■ **DATASET CONTENT**:

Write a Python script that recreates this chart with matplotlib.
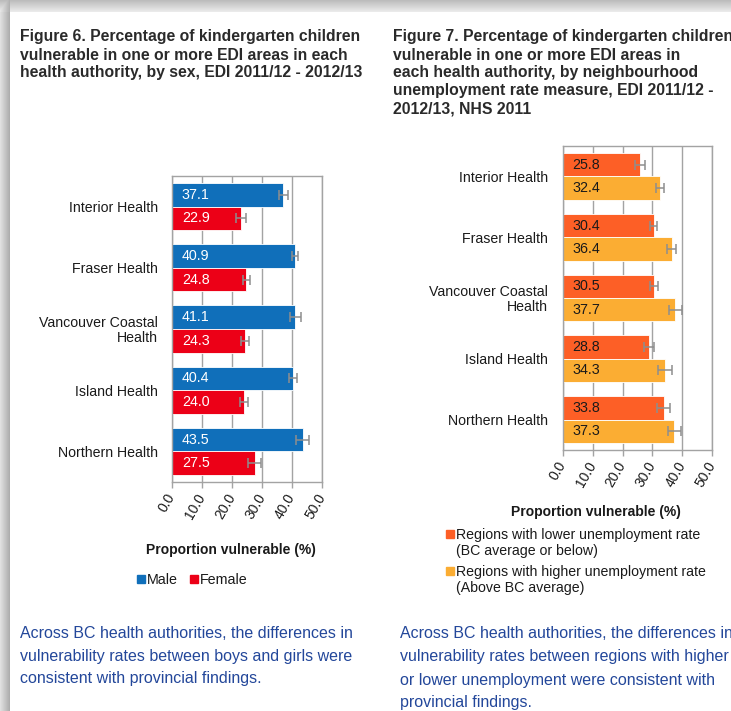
import numpy as np
import matplotlib
matplotlib.use("Agg")
import matplotlib.pyplot as plt
from matplotlib.patches import Rectangle

# ---- data -------------------------------------------------------------
authorities = ["Interior Health", "Fraser Health", "Vancouver Coastal\nHealth",
               "Island Health", "Northern Health"]

male = [37.1, 40.9, 41.1, 40.4, 43.5]
male_err = [1.5, 1.0, 1.8, 1.4, 2.2]
female = [22.9, 24.8, 24.3, 24.0, 27.5]
female_err = [1.6, 1.1, 1.4, 1.3, 2.1]

lower_unemp = [25.8, 30.4, 30.5, 28.8, 33.8]
lower_err = [1.7, 1.2, 1.4, 1.6, 2.2]
higher_unemp = [32.4, 36.4, 37.7, 34.3, 37.3]
higher_err = [1.3, 1.4, 2.2, 2.3, 2.1]

xticks = [0, 10, 20, 30, 40, 50]
xtick_labels = ["0.0", "10.0", "20.0", "30.0", "40.0", "50.0"]

sex_labels = ["Male", "Female"]
unemp_labels = ["Regions with lower unemployment rate\n(BC average or below)",
                "Regions with higher unemployment rate\n(Above BC average)"]

title6 = ["Figure 6. Percentage of kindergarten children",
          "vulnerable in one or more EDI areas in each",
          "health authority, by sex, EDI 2011/12 - 2012/13"]
title7 = ["Figure 7. Percentage of kindergarten children",
          "vulnerable in one or more EDI areas in",
          "each health authority, by neighbourhood",
          "unemployment rate measure, EDI 2011/12 -",
          "2012/13, NHS 2011"]
caption6 = ["Across BC health authorities, the differences in",
            "vulnerability rates between boys and girls were",
            "consistent with provincial findings."]
caption7 = ["Across BC health authorities, the differences in",
            "vulnerability rates between regions with higher",
            "or lower unemployment were consistent with",
            "provincial findings."]

# ---- style ------------------------------------------------------------
plt.rcParams["font.family"] = ["Liberation Sans", "DejaVu Sans"]
BLUE, RED = "#106fba", "#ec0017"
ORANGE, AMBER = "#fd5f26", "#fbad33"
GRID = "#a3a3a3"
ERR = "#8e8e8e"
TITLE_C = "#2a2a2a"
LABEL_C = "#1a1a1a"
CAPTION_C = "#23479a"

W, H = 731, 711
fig = plt.figure(figsize=(W / 100, H / 100), dpi=100)


def fx(px):
    return px / W


def fy(py):
    return 1 - py / H


# page background with a soft drop shadow along the top and left edges
bg = fig.add_axes([0, 0, 1, 1], zorder=-10)
bg.axis("off")
img = np.ones((H, W, 3))
top_h, left_w = 12, 10
for r in range(top_h):
    img[r, :, :] = 0.74 + 0.18 * r / (top_h - 1)
for c in range(left_w):
    v = 0.88 - 0.20 * c / (left_w - 1)
    img[top_h:, c, :] = v
    img[:top_h, c, :] = np.minimum(img[:top_h, c, :], v + 0.02)
bg.imshow(img, extent=[0, 1, 0, 1], aspect="auto", interpolation="bilinear")
bg.set_xlim(0, 1)
bg.set_ylim(0, 1)


def draw_panel(rect, s1, e1, c1, s2, e2, c2, value_color, label_pad):
    ax = fig.add_axes(rect)
    n = len(authorities)
    pos = np.arange(n)
    h = 0.384
    ax.barh(pos - h / 2, s1, height=h, color=c1, edgecolor="white",
            linewidth=0.6, zorder=2)
    ax.barh(pos + h / 2, s2, height=h, color=c2, edgecolor="white",
            linewidth=0.6, zorder=2)
    ax.errorbar(s1, pos - h / 2, xerr=e1, fmt="none", ecolor=ERR,
                elinewidth=1.1, capsize=3.4, capthick=1.1, zorder=3)
    ax.errorbar(s2, pos + h / 2, xerr=e2, fmt="none", ecolor=ERR,
                elinewidth=1.1, capsize=3.4, capthick=1.1, zorder=3)
    for i in range(n):
        ax.text(3.3, pos[i] - h / 2, f"{s1[i]:.1f}", color=value_color,
                fontsize=10.3, va="center", ha="left", zorder=4)
        ax.text(3.3, pos[i] + h / 2, f"{s2[i]:.1f}", color=value_color,
                fontsize=10.3, va="center", ha="left", zorder=4)
    ax.set_xlim(0, 50)
    ax.set_ylim(n - 0.5, -0.5)
    ax.set_xticks(xticks)
    ax.set_xticklabels(xtick_labels, rotation=60, ha="right", va="center",
                       rotation_mode="anchor", fontsize=10, color=LABEL_C)
    ax.set_yticks(pos)
    ax.set_yticklabels(authorities, fontsize=10.2, color=LABEL_C,
                       multialignment="right", linespacing=1.05)
    ax.tick_params(axis="y", length=0, pad=label_pad)
    ax.tick_params(axis="x", length=4, width=1, color=GRID, pad=5)
    ax.xaxis.grid(True, color=GRID, linewidth=1.0)
    ax.set_axisbelow(True)
    for sp in ax.spines.values():
        sp.set_color(GRID)
        sp.set_linewidth(1.0)
    return ax


# Figure 6 panel: by sex
draw_panel([fx(172), fy(482), fx(322) - fx(172), fy(176) - fy(482)],
           male, male_err, BLUE, female, female_err, RED, "white", 10)
# Figure 7 panel: by neighbourhood unemployment
draw_panel([fx(562.7), fy(450), fx(712.3) - fx(562.7), fy(146) - fy(450)],
           lower_unemp, lower_err, ORANGE, higher_unemp, higher_err, AMBER,
           "#1a1a1a", 10.4)

# titles
for i, line in enumerate(title6):
    fig.text(fx(20), fy(37 + 18 * i), line, fontsize=11.35, fontweight="bold",
             color=TITLE_C, va="center", ha="left")
for i, line in enumerate(title7):
    fig.text(fx(393), fy(37 + 18 * i), line, fontsize=11.35, fontweight="bold",
             color=TITLE_C, va="center", ha="left")

# axis titles
fig.text(fx(231), fy(550), "Proportion vulnerable (%)", fontsize=10,
         fontweight="bold", color=LABEL_C, ha="center", va="center")
fig.text(fx(596), fy(512), "Proportion vulnerable (%)", fontsize=10,
         fontweight="bold", color=LABEL_C, ha="center", va="center")

# legend: sex
for x0, col, lab in [(137, BLUE, sex_labels[0]), (190, RED, sex_labels[1])]:
    fig.add_artist(Rectangle((fx(x0), fy(583)), fx(8), fy(575) - fy(583),
                             transform=fig.transFigure, color=col))
    fig.text(fx(x0 + 9.5), fy(579.5), lab, fontsize=10.3, color=LABEL_C,
             ha="left", va="center")

# legend: unemployment
for y0, col, lab in [(529.5, ORANGE, unemp_labels[0]),
                     (567, AMBER, unemp_labels[1])]:
    fig.add_artist(Rectangle((fx(446), fy(y0 + 8)), fx(8), fy(y0) - fy(y0 + 8),
                             transform=fig.transFigure, color=col))
    for k, part in enumerate(lab.split("\n")):
        fig.text(fx(456.5), fy(y0 + 5 + 16 * k), part, fontsize=10.2,
                 color=LABEL_C, ha="left", va="center")

# captions
for i, line in enumerate(caption6):
    fig.text(fx(20), fy(633 + 23 * i), line, fontsize=11.5, color=CAPTION_C,
             ha="left", va="center")
for i, line in enumerate(caption7):
    fig.text(fx(400), fy(634 + 23 * i), line, fontsize=11.5, color=CAPTION_C,
             ha="left", va="center")

fig.savefig("out.png", dpi=100)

■ **WRITTEN INSTRUCTION**:
Please quote the lines of the material, beginning with the first and ending with the one that contains "higher_err = [1.3, 1.4, 2.2, 2.3, 2.1]", exactly as written and without any pictures.

■ **RESPONSE FOR THIS EXERCISE**:
Write a Python script that recreates this chart with matplotlib.
import numpy as np
import matplotlib
matplotlib.use("Agg")
import matplotlib.pyplot as plt
from matplotlib.patches import Rectangle

# ---- data -------------------------------------------------------------
authorities = ["Interior Health", "Fraser Health", "Vancouver Coastal\nHealth",
               "Island Health", "Northern Health"]

male = [37.1, 40.9, 41.1, 40.4, 43.5]
male_err = [1.5, 1.0, 1.8, 1.4, 2.2]
female = [22.9, 24.8, 24.3, 24.0, 27.5]
female_err = [1.6, 1.1, 1.4, 1.3, 2.1]

lower_unemp = [25.8, 30.4, 30.5, 28.8, 33.8]
lower_err = [1.7, 1.2, 1.4, 1.6, 2.2]
higher_unemp = [32.4, 36.4, 37.7, 34.3, 37.3]
higher_err = [1.3, 1.4, 2.2, 2.3, 2.1]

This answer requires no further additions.